誰もが一度は読んだことがある、藤子・F・不二雄作品。「ドラえもん」や「オバケのQ太郎」、「怪物くん」などの代表作を始め、多くの作品が人々に親しまれ愛されている。
1931年12月1日、藤子・F・不二雄こと藤本弘さんは富山県に生まれる。絵を描き空想にふけることが好きだった藤本少年は、小学生時代に安孫子素雄さんと出会う。彼こそが、後にコンビを組む藤子不二雄Aである。1951年17歳の頃に、藤本さんと安孫子さんは“藤子不二雄”として「天使の玉ちゃん」でデビュー。1969年に「ドラえもん」の連載を開始し、国民的漫画家の名を馳せるようになった。
コンビ解消後も藤本さんは、藤子・F・不二雄として漫画道に人生を捧げた。彼の作品は、老若男女問わずいつの時代も人々を楽しませている。
数ある藤子・F・不二雄作品の中でも、SF短編は名作だ。「ドラえもん」や「キテレツ大百科」などのSF長編は、クスリと笑えるハッピーエンドの話が多い。一方で、短編はブラックユーモアたっぷりの話もあり、大人こそ必読だ。
SF短編の中から「値踏みカメラ」(藤子・F・不二雄『異色短編集』パラレル同窓会、小学館文庫、1995)を紹介する。竹子は、格好良くてお金持ちの青年と冴えないカメラマンから想いを寄せられる。ある日、被写体の“原材料費・本体価格・将来うみだす利益・自分にとっての価値”が分かる「値踏みカメラ」を手にいれる。竹子が2人の男性をカメラに写し、選んだ相手とは…?
同短編集には、カメラを題材とした話が多く載せられている。「値踏みカメラ」は物だけでなく人の価値も写し出すユーモアが、特に面白い。自分はいくらになるのだろう…と思いながら読んでしまう。
そして、「値踏みカメラ」の一部の機能は実現している。
Googleが提供している画像検索サービス「Googleレンズ」は、かざすだけで被写体についての検索ができる。物の名前だけでなく、その値段を検索することも可能だ。Googleが保持する膨大な画像と被写体をAIが比較し、類似性や関連性を探す。そこから得た情報をもとに検索結果を提示する。世界中のデータを保持するGoogleだからこそできるサービスだ。
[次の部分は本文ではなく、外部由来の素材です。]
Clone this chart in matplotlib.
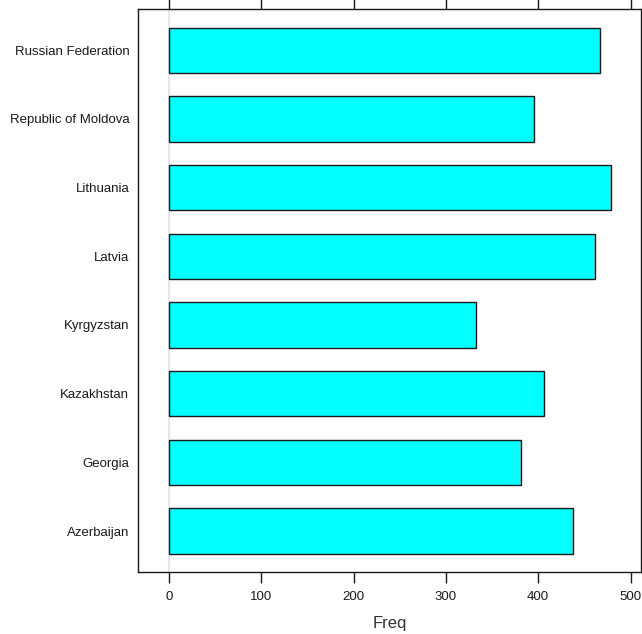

バリュエンスジャパン(東京都港区、六車進社長)が開発したアプリ「Miney(マイニー)」は、スマートフォンで撮影するだけで資産価値を査定することができる。ブランド品やアクセサリーだけでなく、不動産までも査定することができる。現在価値は、同社が運営するBtoBオークションから得た膨大なデータや、AIによる分析をもとに査定。GoogleレンズもMineyも、スマートフォンのカメラで誰でも簡単に利用することできる。
短編の最後のコマには執筆終了時の日付が書かれている。この作品は1981年に描かれた。それから40年。進歩したデータサイエンスやAI技術が「値踏みカメラ」の実現を可能にした。
藤子・F・不二雄は1996年、『大長編ドラえもん のび太のねじ巻き都市冒険記』を執筆中に意識を失い、そのまま命を引き取る。最期までペンを取り続けた彼の物語は、決して夢物語ではない。技術が進歩した現実の未来を描いているのかもしれない。